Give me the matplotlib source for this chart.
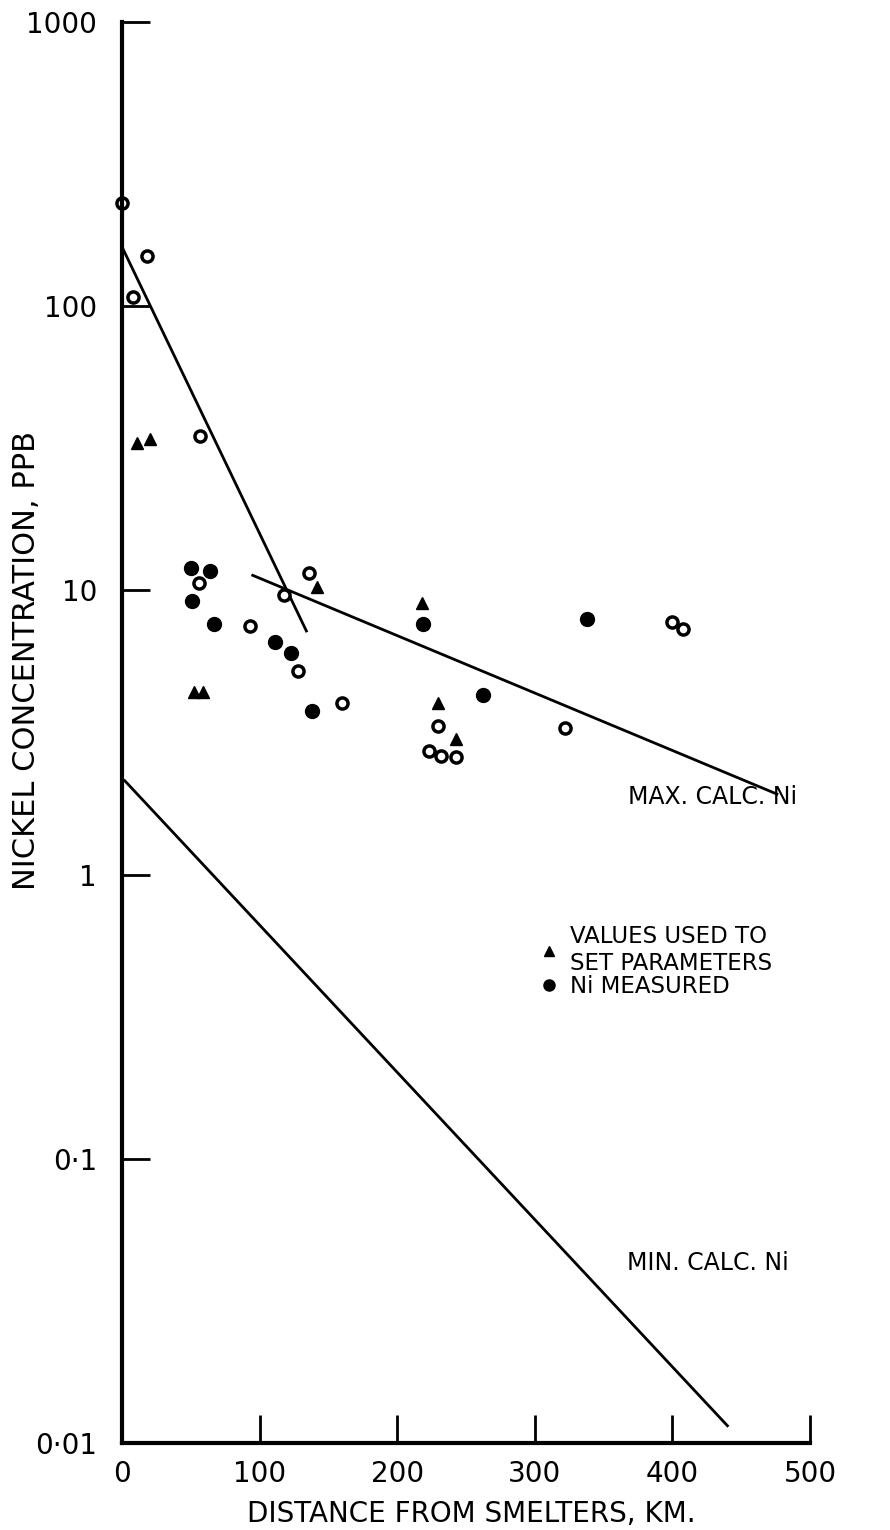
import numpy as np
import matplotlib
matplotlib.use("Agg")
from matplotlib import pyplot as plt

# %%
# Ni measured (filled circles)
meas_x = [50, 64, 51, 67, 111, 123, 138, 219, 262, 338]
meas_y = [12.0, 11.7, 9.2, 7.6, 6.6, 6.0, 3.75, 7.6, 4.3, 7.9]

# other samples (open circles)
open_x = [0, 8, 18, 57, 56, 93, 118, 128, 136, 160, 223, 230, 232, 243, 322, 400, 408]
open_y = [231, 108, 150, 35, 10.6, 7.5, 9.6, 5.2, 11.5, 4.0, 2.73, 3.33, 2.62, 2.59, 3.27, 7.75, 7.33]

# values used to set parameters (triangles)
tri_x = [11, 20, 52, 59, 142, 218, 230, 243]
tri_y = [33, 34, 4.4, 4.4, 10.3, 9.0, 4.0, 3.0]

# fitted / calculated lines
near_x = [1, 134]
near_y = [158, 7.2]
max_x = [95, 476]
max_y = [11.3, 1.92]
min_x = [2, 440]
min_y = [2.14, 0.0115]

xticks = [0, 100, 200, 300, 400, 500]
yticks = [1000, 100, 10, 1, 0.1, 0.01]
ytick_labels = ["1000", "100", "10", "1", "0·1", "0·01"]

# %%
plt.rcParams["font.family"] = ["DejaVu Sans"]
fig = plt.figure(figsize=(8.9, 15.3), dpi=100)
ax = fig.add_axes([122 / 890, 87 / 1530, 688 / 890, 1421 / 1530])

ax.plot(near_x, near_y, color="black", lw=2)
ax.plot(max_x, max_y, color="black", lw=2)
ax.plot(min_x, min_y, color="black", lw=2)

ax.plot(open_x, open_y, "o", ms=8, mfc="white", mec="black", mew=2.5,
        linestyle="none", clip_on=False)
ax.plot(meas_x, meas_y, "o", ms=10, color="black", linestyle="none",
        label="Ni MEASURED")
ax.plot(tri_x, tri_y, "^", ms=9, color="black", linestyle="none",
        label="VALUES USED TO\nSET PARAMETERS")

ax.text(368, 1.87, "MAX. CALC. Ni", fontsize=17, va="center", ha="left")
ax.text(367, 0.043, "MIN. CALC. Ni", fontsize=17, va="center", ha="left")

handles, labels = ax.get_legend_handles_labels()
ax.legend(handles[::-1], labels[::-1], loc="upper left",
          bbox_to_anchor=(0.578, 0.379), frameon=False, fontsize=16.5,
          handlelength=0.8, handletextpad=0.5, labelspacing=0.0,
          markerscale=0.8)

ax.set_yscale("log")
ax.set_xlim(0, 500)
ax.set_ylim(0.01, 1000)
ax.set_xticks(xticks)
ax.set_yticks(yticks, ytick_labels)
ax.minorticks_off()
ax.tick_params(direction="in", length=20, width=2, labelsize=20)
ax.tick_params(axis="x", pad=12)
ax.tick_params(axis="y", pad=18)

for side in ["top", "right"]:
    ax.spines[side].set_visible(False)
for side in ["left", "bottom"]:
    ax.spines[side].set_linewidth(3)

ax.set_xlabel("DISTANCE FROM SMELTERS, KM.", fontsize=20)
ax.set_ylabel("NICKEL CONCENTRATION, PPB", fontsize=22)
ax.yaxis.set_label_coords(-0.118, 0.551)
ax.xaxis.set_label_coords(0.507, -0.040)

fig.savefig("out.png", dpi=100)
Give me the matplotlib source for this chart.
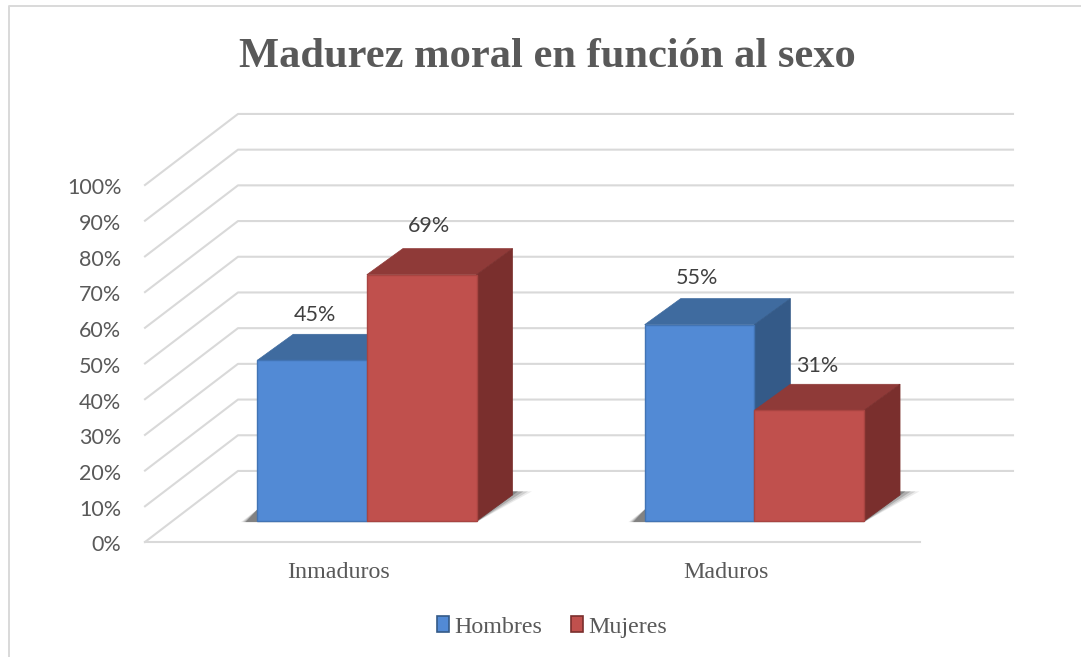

Given task ::
The lines from the top of the data above through the one holding "7.6, 4.3, 7.9]" are to be repeated exactly, and only those, with no pictures.

Output for this exercise ::
Give me the matplotlib source for this chart.
import numpy as np
import matplotlib
matplotlib.use("Agg")
from matplotlib import pyplot as plt

# %%
# Ni measured (filled circles)
meas_x = [50, 64, 51, 67, 111, 123, 138, 219, 262, 338]
meas_y = [12.0, 11.7, 9.2, 7.6, 6.6, 6.0, 3.75, 7.6, 4.3, 7.9]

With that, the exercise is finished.